Wednesday, April 16, 2014

Third Eye Blind - Ursa Major - 2009

It's really a shame that people had mostly written Third Eye Blind off after "Out Of The Vein," the band's third album, failed to make much of a splash. It didn't help that their label, Elektra, fell apart around the time of that release, and the band was left with no one to help push the album to radio stations, and generate promotion for it. It was the band's first without guitarist Kevin Cadogan, so there was a bit of apprehension that the band wasn't going to be able to deliver the goods. Thankfully, "Out of the Vein" was a great album. Unfortunately, it never really found an audience.

It would be six years before the band would be heard from again, and by the time the band's fourth album, "Ursa Major," dropped, the band's audience had shrunk significantly, and the album hit with a big splash but that splash dissipated quickly, and the album didn't stick around in the public limelight. I've always felt that was unfortunate, because "Ursa Major" might be the band's best album.

Between "Out Of The Vein" and "Ursa Major," singer/songwriter Stephen Jenkins had been through the wringer. His fights with Kevin Cadogan had been truly epic (and litigious), the Elektra debacle had hurt his pride, , their long-time bassist Arion Salazar had been removed from the band (reportedly for excessive drug use), he'd been through not one but two very messy and public relationships (the first with actress Charlize Theron and the second with singer/songwriter Vanessa Carlton) and neither had ended without leaving some battle scars, and he'd had a massive case of writer's block. "Ursa Major" was reportedly held up for the longest time as Jenkins tried to get lyrics he was happy with, rerecording some of the tracks multiple times, if the internet is to be believed.

And yet, somehow, all of those scraps are what needed to happen. Jenkins is wiser, better composed, and a ton more insightful than he had ever been before. It's not like Third Eye Blind ever put out a bad album, but there's something... wounded about "Ursa Major," as if Jenkins is trying to figure out why all the paths in his life led him to this point.

A number of the songs on the album around about relationships in various states of disaster - "Why Can't You Be," "One In Ten," "About To Break" - but there's also songs that reveal Jenkins is getting through it, such as the resolve of "Dao of Saint Paul," which hangs on the refrain "Rejoice, evermore." The lyrics wrapped around it show he's not satisfied with his life, but he knows that he has to take comfort in the fact that his life has both good and bad in it. "Well, I confess / that so far happiness / eludes me in my life / it had better hurry up / if it's ever to be mine / it had better hurry up now / if we're ever going to find / what we're looking for..."

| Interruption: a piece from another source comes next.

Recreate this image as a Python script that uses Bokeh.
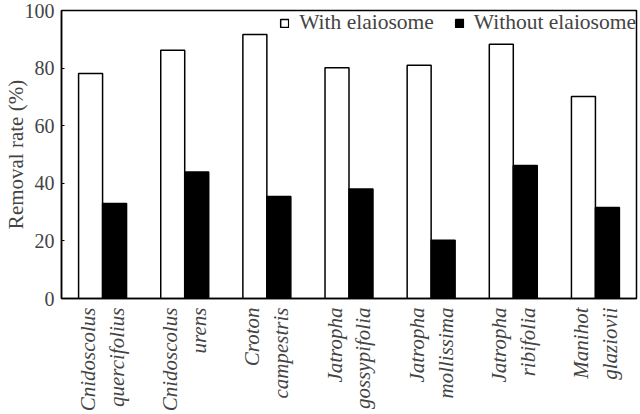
import math
from bokeh.plotting import figure
from bokeh.models import Range1d, FactorRange, FixedTicker, Legend, LegendItem, ColumnDataSource
from bokeh.transform import dodge
from bokeh.embed import file_html
from bokeh.resources import INLINE

categories = ["Cnidoscolus\nquercifolius", "Cnidoscolus\nurens", "Croton\ncampestris",
              "Jatropha\ngossypifolia", "Jatropha\nmollissima", "Jatropha\nribifolia",
              "Manihot\nglaziovii"]
with_elaiosome = [78.1, 86.2, 91.7, 80.1, 81.0, 88.3, 70.1]
without_elaiosome = [33.0, 43.9, 35.4, 38.0, 20.2, 46.2, 31.6]
y_ticks = [0, 20, 40, 60, 80, 100]

src = ColumnDataSource(dict(cat=categories, w=with_elaiosome, wo=without_elaiosome))

FONT = "serif"

p = figure(width=640, height=414, output_backend="svg", toolbar_location=None,
           x_range=FactorRange(*categories, range_padding=0), y_range=Range1d(0, 100),
           min_border_top=10, min_border_right=4, min_border_left=0, min_border_bottom=0)

r1 = p.vbar(x=dodge("cat", -0.146, range=p.x_range), top="w", width=0.292, source=src,
            fill_color="white", line_color="black", line_width=1.5)
r2 = p.vbar(x=dodge("cat", 0.146, range=p.x_range), top="wo", width=0.292, source=src,
            fill_color="black", line_color="black", line_width=1.5)

p.xgrid.visible = False
p.ygrid.visible = False
p.outline_line_color = "black"
p.outline_line_width = 1.5
p.background_fill_color = "white"
p.border_fill_color = "white"

ya = p.yaxis[0]
ya.ticker = FixedTicker(ticks=y_ticks)
ya.axis_label = "Removal rate (%)"
ya.axis_label_text_font = FONT
ya.axis_label_text_font_style = "normal"
ya.axis_label_text_font_size = "21px"
ya.axis_label_standoff = -6
ya.major_label_text_font = FONT
ya.major_label_text_font_size = "20px"
ya.major_label_standoff = 7
ya.major_tick_in = 3
ya.major_tick_out = 0
ya.major_tick_line_width = 1
ya.minor_tick_line_color = None
ya.axis_line_width = 1.5

xa = p.xaxis[0]
xa.major_label_orientation = math.pi / 2
xa.major_label_text_font = FONT
xa.major_label_text_font_style = "italic"
xa.major_label_text_font_size = "21px"
xa.major_label_standoff = 9
xa.major_tick_line_color = None
xa.major_tick_out = 0
xa.major_tick_in = 0
xa.axis_line_width = 1.5

legend = Legend(items=[LegendItem(label="With elaiosome", renderers=[r1]),
                       LegendItem(label="Without elaiosome", renderers=[r2])],
                orientation="horizontal", location="top_right",
                label_text_font=FONT, label_text_font_size="21.5px", label_height=22,
                glyph_width=10, glyph_height=10, spacing=20, label_standoff=10,
                border_line_color=None, background_fill_alpha=0,
                padding=1, margin=0)
p.add_layout(legend)

open("out.html", "w").write(file_html(p, INLINE))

This isn't to say the album doesn't have rip-roaring rockers. The first single, "Don't Believe A Word," shows that Jenkins hasn't lost a step in writing the 'big rock anthem' and the opening track of the album, 'Can You Take Me' fits into that same vein. But a good portion of the album is slightly more low-key. And yet, it's hard to be bluesy when you have an album that includes the lyrics "My duct tape vest is a party vest / it's really all I own" from "Bonfire," a song that straddles perfectly between rocker and restrained downbeat.



There was talk that the "Ursa Major" sessions had yielded a ton of great songs, so many that they had an entire extra album left over, and they were going to put those songs out as "Ursa Minor," but that never happened, much to my sadness. That got put in the same camp as the instrumental EP (rumored to be called "Symphony of Decay") that the band was working on that also never got released, except for one track, "Carnival Barker," a portion of which was a preorder bonus with "Ursa Major." (If you go digging on the internet, you can find a handful of these tracks, though, including the full 7+ minute version of "Carnival Barker," not that I would ever suggest you do such a thing, no, surely not.) You have to wonder if 3EB is like Prince in that there's a vault of stuff we're never going to hear until everyone in the band is dead. 

In 2011, Third Eye Blind recorded a great song, "If There Ever Was A Time," honoring the Occupy movement, and gave it away free online. And that was the last we've heard of them, although the band is supposedly recording album five in Hollywood right now, with an intended summer release.

The scuttlebutt is also that it'll be Third Eye Blind's last album. I hope that isn't true, but even if it is, let's hope Stephen Jenkins just goes solo and keeps making music, because regardless of how he feels about it, he's getting better and better at this as he keeps doing it.

It's okay to be hurt, Stephen - you just can't let it defeat you.